Une musique personnelle.
« Israël contre Israël » se présente en quelque sorte comme l’épanouissement de sa singularité, sous l’effet du sujet qu’elle traite et qui, sans vouloir nier la distance nécessaire de l’observateur, la passionne peut-être davantage . Elle y met beaucoup de savoir (ses voyages multiples en terre sainte et sa bibliographie foisonnante en témoignent), avec toutefois une musique personnelle qui donne au livre la dimension du roman. On n’en est plus à écouter le cours de la professeure, on plonge avec elle dans des sensations, des convictions, des troubles que l’auteur de ces lignes ressent de la même façon que Mme Gozlan. Elle n’est plus seulement l’observatrice froide et scientifique d’un phénomène historique, elle apporte aussi la description des sentiments contraires que fait naître fatalement le problème insoluble d’un peuple qui a payé d’un prix inouï le droit d’exister, mais n’est pas exempt des actes d’injustice qu’il a pu commettre.

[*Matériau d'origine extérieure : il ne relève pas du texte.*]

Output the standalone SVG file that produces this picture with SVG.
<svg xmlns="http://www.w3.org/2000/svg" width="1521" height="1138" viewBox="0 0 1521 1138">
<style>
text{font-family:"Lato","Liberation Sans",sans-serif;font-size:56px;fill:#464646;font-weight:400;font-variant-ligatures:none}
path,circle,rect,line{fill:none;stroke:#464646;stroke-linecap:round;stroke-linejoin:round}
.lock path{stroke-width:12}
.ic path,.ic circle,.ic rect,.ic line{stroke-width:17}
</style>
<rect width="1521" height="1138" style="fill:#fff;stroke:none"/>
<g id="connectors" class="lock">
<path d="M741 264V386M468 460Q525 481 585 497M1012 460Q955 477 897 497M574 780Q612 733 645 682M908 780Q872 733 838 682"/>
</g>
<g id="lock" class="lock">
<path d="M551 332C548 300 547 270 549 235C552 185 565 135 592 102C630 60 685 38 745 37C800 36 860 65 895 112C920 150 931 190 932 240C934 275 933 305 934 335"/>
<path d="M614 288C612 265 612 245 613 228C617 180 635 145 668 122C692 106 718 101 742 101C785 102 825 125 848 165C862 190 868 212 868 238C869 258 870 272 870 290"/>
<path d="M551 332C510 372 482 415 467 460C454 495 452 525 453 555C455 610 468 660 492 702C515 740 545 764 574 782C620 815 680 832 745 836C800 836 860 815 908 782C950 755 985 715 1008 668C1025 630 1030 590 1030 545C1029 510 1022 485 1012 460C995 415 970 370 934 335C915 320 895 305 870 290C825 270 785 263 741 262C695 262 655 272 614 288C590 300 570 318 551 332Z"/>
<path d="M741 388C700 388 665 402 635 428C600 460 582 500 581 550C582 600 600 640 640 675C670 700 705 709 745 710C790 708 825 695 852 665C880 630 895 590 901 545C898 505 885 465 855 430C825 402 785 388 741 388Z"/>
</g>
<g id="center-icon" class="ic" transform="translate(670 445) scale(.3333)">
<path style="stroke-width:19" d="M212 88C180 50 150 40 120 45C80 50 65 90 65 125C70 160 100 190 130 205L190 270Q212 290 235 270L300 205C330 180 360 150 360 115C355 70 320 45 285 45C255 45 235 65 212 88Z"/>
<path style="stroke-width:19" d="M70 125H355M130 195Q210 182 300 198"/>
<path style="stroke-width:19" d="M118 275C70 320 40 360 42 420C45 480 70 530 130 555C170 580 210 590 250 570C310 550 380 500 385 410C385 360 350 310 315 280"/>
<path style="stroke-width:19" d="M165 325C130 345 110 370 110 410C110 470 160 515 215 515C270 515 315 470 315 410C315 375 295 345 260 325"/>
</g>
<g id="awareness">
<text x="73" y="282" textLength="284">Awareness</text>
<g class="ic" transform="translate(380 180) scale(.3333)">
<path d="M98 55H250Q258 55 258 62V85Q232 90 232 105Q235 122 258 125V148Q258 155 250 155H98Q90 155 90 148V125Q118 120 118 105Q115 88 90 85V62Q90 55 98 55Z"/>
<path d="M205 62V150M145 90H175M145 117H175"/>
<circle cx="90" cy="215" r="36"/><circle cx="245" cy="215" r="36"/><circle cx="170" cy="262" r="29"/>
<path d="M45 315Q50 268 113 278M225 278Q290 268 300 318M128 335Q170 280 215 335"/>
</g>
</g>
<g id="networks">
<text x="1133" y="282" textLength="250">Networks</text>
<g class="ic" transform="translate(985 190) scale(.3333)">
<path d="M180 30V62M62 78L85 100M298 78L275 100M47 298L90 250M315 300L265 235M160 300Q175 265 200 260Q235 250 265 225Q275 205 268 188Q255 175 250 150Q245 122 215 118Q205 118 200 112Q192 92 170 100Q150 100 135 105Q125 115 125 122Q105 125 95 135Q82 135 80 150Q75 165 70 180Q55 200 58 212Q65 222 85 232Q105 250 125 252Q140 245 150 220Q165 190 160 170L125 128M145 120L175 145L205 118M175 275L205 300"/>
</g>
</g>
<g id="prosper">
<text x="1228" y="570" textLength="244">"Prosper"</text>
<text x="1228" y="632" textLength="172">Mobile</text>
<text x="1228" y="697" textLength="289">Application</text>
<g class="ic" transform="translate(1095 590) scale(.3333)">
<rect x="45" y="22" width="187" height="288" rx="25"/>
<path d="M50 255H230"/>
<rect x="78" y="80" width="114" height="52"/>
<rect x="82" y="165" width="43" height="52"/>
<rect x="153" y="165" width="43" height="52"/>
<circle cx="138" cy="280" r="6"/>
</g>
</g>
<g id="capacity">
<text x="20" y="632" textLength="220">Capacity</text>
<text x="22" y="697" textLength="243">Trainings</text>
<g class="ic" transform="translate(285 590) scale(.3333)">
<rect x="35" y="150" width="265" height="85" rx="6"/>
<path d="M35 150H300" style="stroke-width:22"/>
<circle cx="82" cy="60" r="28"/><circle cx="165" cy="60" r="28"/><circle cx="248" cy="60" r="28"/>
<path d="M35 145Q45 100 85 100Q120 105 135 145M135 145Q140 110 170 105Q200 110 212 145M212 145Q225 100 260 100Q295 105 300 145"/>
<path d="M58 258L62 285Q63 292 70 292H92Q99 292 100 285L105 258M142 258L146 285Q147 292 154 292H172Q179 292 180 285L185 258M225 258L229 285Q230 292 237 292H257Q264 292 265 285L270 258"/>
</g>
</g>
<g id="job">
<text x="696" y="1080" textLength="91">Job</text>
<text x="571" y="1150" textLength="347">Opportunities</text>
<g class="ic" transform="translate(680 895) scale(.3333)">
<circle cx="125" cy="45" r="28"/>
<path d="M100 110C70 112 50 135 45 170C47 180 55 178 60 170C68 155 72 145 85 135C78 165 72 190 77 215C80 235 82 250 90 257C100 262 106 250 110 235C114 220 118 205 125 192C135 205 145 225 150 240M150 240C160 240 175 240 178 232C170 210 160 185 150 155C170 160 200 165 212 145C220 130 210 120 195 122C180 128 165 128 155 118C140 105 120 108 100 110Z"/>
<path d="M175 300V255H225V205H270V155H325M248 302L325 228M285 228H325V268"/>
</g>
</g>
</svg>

Le récit d’un événement que connaissent même ceux qui ne sont pas férus en la matière, l’attaque, en 1948, par les forces de Ben Gourion, d’un navire, l’Altalena, venu de France avec à son bord une cargaison d’armes pour l’Irgoun, le mouvement de Menachem Begin, l’homme qui signa plus tard l’accord de paix avec l’Égypte, est une épopée tragique : des juifs ont tué des juifs. Trois ans à peine après les camps de concentration. Et l’homme qui commandait les soldats de Ben Gourion n’était autre qu’Itzhak Rabin, celui qui, devenu Premier ministre, signa les accords de paix de 1993, avant de tomber, deux ans plus tard, sous les coups d’un assassin appartenant à l’extrême droite et qui se souvenait, lui, de l’Altalena. Ben Gourion, la légende, le de Gaulle juif, qui s’était pourtant engagé à livrer les armes à l’Irgoun sans incident, fit volte-face : il craignait un coup d’État de la droite ! L’affaire de l’Altalena résume tout le propos du livre.

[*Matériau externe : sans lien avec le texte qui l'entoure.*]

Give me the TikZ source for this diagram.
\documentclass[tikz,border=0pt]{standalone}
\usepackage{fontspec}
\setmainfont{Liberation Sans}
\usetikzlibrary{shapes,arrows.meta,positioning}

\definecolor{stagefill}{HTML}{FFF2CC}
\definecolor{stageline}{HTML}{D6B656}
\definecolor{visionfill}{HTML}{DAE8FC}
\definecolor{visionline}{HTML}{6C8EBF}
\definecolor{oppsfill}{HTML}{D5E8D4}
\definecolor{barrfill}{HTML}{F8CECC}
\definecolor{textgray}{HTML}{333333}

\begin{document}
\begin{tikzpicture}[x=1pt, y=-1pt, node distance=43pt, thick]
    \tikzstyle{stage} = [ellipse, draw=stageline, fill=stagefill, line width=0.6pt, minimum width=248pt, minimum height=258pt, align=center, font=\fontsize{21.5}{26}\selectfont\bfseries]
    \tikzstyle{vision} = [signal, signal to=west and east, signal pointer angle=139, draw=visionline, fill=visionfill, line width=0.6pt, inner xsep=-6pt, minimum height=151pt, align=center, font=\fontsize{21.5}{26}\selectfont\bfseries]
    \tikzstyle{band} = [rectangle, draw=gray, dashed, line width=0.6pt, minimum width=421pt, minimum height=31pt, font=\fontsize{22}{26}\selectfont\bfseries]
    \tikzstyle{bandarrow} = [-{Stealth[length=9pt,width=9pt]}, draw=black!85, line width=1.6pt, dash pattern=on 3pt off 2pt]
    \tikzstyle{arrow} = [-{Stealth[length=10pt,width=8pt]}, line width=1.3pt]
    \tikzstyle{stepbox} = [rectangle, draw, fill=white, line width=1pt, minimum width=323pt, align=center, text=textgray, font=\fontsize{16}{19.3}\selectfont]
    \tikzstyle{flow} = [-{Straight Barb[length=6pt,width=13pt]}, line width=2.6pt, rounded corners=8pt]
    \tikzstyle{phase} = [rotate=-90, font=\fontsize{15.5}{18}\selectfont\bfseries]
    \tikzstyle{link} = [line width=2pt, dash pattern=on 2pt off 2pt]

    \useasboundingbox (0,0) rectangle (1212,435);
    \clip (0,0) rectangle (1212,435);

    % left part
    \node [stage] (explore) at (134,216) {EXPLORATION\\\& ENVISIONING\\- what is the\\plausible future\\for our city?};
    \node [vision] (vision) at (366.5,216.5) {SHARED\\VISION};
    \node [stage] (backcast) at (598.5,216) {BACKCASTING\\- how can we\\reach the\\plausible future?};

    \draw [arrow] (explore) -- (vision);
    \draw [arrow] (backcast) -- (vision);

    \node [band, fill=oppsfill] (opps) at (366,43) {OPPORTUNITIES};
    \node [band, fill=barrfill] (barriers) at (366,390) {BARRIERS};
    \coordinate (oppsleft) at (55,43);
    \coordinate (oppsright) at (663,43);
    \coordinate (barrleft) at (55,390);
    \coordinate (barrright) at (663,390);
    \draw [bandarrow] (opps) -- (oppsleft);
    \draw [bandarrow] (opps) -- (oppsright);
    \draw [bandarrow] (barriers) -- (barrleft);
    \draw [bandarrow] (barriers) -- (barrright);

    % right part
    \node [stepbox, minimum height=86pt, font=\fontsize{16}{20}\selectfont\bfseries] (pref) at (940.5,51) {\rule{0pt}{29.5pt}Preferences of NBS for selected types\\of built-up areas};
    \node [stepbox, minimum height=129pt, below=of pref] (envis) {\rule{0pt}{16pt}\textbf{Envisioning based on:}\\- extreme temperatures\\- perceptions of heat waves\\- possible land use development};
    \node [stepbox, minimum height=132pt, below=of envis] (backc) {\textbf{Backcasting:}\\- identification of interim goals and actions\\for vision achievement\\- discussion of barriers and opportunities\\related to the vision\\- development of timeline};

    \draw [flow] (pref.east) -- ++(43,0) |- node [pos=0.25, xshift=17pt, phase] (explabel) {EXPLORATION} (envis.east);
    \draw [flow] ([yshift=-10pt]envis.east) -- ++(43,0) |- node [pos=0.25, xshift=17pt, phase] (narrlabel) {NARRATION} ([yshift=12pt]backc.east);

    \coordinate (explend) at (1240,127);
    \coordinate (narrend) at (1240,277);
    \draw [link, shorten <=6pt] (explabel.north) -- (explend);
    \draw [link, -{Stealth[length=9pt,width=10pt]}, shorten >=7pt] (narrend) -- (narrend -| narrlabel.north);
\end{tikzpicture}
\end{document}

LE DECHIREMENT D’UN PEUPLE DEJA PERSECUTE
Paix, guerre,violence, douceur, ruptures, crises, batailles entre les haredim (craignant-Dieu) et les laïcs, Israël est fait de tout cela. Martine Gozlan, qui nous livre quelques photos d’événements historiques, comme la prise de Jérusalem, y mêle des photos de ses ascendants. Elle se fond tout entière dans un récit de cris et de larmes, de joies et de douleurs, d’amour et de cruauté. Dans une page magnifique qui conclut l’ouvrage, elle nous dit ce qu’elle croit. Un livre remarquable, à la fois par sa rigueur et par son empathie pour les siens, certes, mais pour les autres aussi. Un livre impartial qui n’enlève rien à l’affection qu’elle a pour Israël et que ses lecteurs partageront avec elle.